Con todo, no hace falta llegar a la pornografía. La banalización de la sexualidad ha empobrecido la relación entre los chicos y las chicas, la mutua mirada. “Y te amo como amo al baile que te distingue de la multitud en la que vienes y vas”, escribió Wendell Berry. El granjero y novelista estadounidense estaría espantado si viese que tantos jóvenes han cambiado los bailes tradicionales por el reggaeton o el trap. En los primeros, los pasos son gráciles, comedidos; no se oculta la pasión, pero se contiene, se subordina para dejar libres los volteos del compañero. Se marcan límites. Y por eso son estéticos. En los segundos, la armonía ha sido arrancada por la violencia, la irresponsabilidad, el materialismo, la discriminación de sus letras y coreografías.
Así pues, en el caso de Extremadura el debate público no debe girar sólo en torno a la pena que se va a aplicar a los responsables (evidentemente, deben ser sancionados) y en qué se puede hacer para preservar e instruir a los jóvenes en el uso de las tecnologías. Estaría bien plantear cómo ayudarlos a recuperar esta forma de relacionarse, la que llevaba a un hombre a deleitarse en la imagen de una mujer, no a reducirla a un cuerpo, y a una mujer a respetarle igualmente, entre otras formas, desde el pudor, dejándole libre, sin forzarle a retirar la mirada de su rostro.

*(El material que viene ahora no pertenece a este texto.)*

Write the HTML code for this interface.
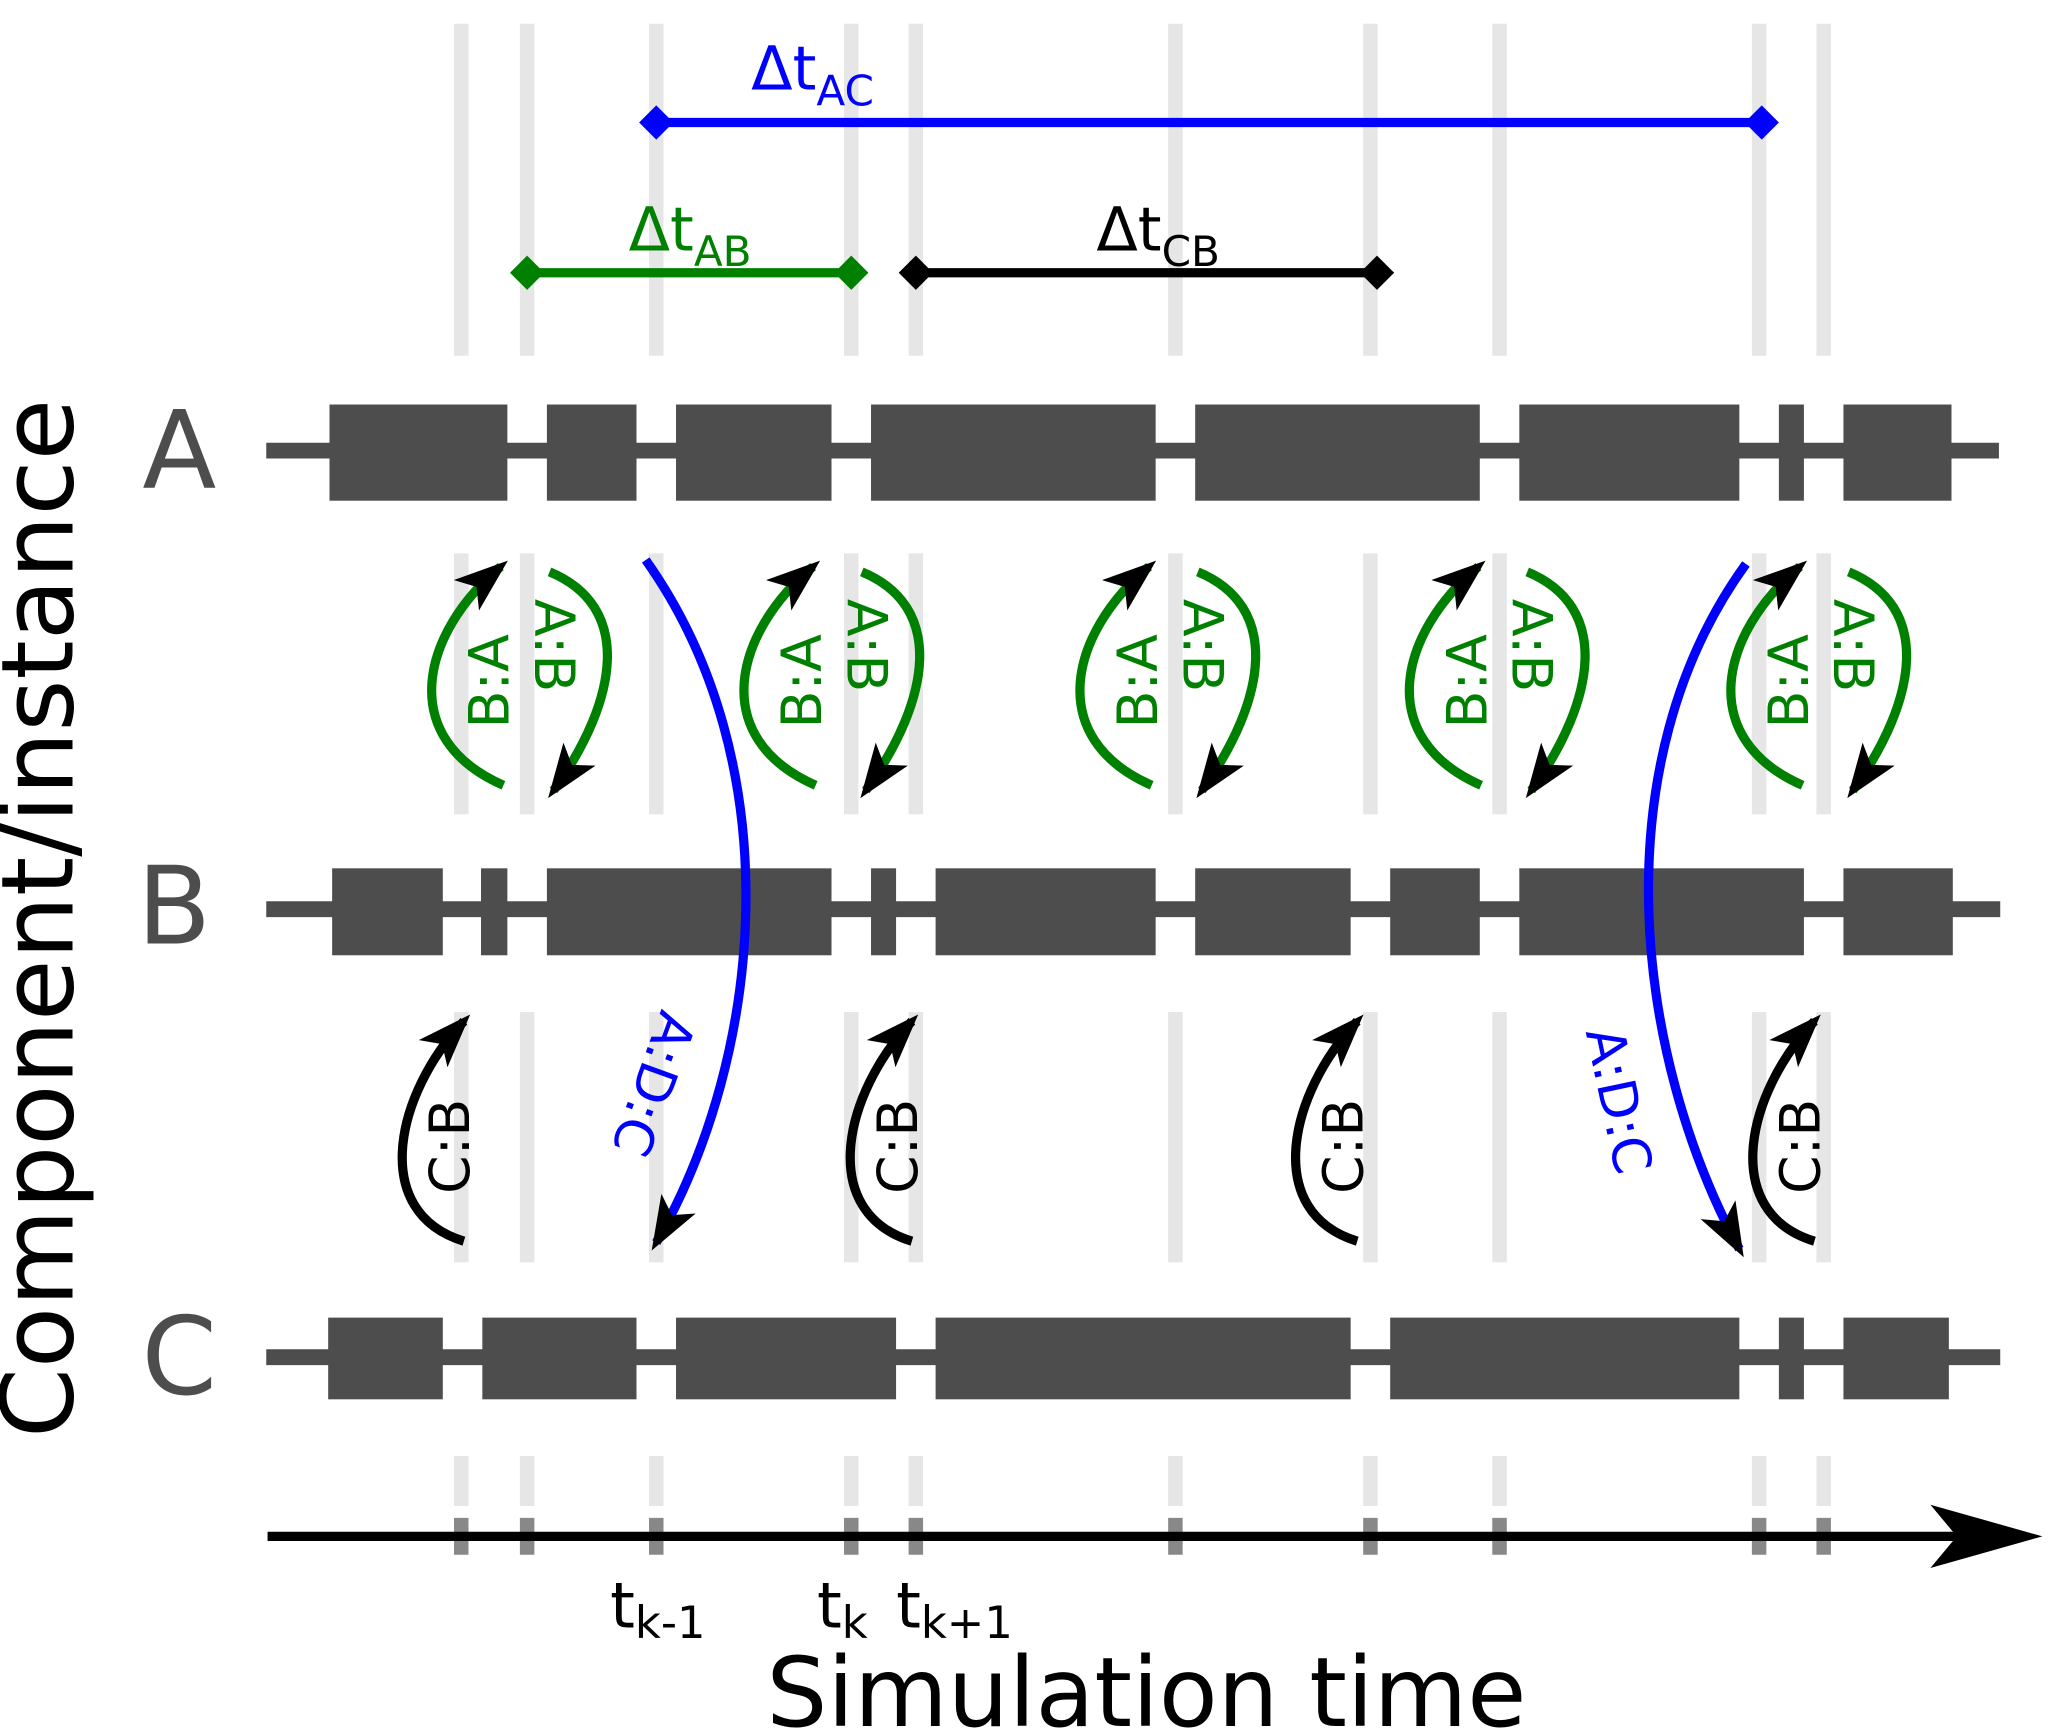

¿Los adolescentes tienen que saber manejarse en el mundo digital? Por supuesto. Pero, sobre todo, necesitan descubrir el arte de relacionarse, aprender a reconocerse como personas, a defenderse mutuamente de la cosificación… Es el momento de enseñarles a bailar. Porque la vida hay que saber bailarla; de lo contrario, resbalas y te das de bruces.